* [Required task]
Find every line with the word "this" and report how many there are, without any other text.

[Start]

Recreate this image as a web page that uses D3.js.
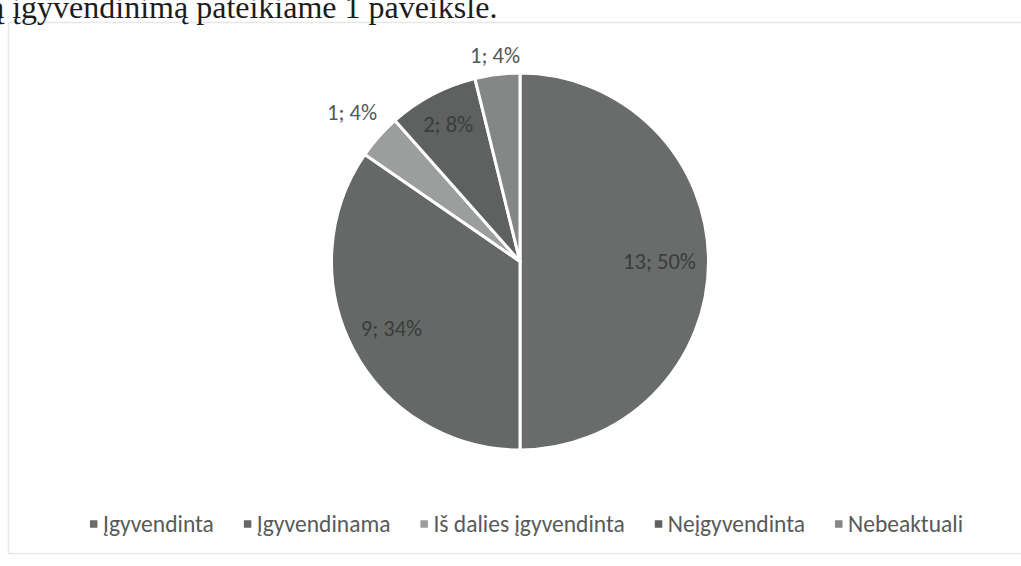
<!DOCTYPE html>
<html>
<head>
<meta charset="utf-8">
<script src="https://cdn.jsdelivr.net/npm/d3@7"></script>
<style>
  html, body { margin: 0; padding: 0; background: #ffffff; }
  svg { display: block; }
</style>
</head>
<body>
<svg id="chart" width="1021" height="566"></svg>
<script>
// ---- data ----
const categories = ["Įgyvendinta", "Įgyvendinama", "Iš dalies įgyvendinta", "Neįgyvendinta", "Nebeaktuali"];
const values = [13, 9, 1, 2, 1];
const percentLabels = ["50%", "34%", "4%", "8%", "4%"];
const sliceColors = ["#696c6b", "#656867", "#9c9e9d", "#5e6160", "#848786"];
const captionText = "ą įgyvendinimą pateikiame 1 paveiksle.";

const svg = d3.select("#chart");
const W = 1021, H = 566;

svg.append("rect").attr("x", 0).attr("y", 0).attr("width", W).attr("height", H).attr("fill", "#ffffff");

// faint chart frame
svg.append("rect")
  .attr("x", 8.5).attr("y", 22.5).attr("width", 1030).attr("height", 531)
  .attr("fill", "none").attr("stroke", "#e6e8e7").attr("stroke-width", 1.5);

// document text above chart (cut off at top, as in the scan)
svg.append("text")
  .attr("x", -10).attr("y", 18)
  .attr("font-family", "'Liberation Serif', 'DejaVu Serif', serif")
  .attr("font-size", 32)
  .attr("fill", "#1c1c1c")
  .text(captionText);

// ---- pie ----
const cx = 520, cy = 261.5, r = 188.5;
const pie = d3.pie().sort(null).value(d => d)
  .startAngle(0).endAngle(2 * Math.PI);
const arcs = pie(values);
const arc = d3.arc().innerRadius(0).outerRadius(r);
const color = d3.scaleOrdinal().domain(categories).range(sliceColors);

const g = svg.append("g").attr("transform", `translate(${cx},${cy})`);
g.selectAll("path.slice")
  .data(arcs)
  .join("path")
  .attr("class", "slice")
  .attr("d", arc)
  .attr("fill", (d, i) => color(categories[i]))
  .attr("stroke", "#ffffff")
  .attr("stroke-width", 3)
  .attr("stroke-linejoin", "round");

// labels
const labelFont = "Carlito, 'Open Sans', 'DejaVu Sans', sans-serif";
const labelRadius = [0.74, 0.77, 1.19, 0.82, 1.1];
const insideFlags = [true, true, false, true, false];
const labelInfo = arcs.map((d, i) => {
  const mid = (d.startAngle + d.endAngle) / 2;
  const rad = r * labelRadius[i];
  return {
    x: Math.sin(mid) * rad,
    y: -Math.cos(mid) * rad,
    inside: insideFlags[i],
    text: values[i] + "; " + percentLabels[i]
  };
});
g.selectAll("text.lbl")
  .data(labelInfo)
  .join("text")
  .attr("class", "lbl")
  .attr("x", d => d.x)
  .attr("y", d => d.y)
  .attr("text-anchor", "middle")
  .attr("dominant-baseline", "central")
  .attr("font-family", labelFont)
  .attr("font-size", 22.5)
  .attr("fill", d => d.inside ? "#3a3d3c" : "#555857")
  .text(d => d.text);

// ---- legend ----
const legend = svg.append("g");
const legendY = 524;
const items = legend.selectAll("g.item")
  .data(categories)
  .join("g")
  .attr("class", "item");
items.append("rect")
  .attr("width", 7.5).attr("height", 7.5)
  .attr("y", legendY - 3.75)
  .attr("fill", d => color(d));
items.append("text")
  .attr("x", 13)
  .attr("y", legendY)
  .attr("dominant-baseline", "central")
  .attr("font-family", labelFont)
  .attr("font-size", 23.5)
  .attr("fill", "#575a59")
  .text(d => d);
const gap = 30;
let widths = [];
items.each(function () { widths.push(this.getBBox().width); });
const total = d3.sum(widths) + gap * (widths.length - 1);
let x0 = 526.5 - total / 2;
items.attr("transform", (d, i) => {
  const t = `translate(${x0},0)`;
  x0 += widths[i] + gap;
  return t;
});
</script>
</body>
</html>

[End]

* [Written solution]
2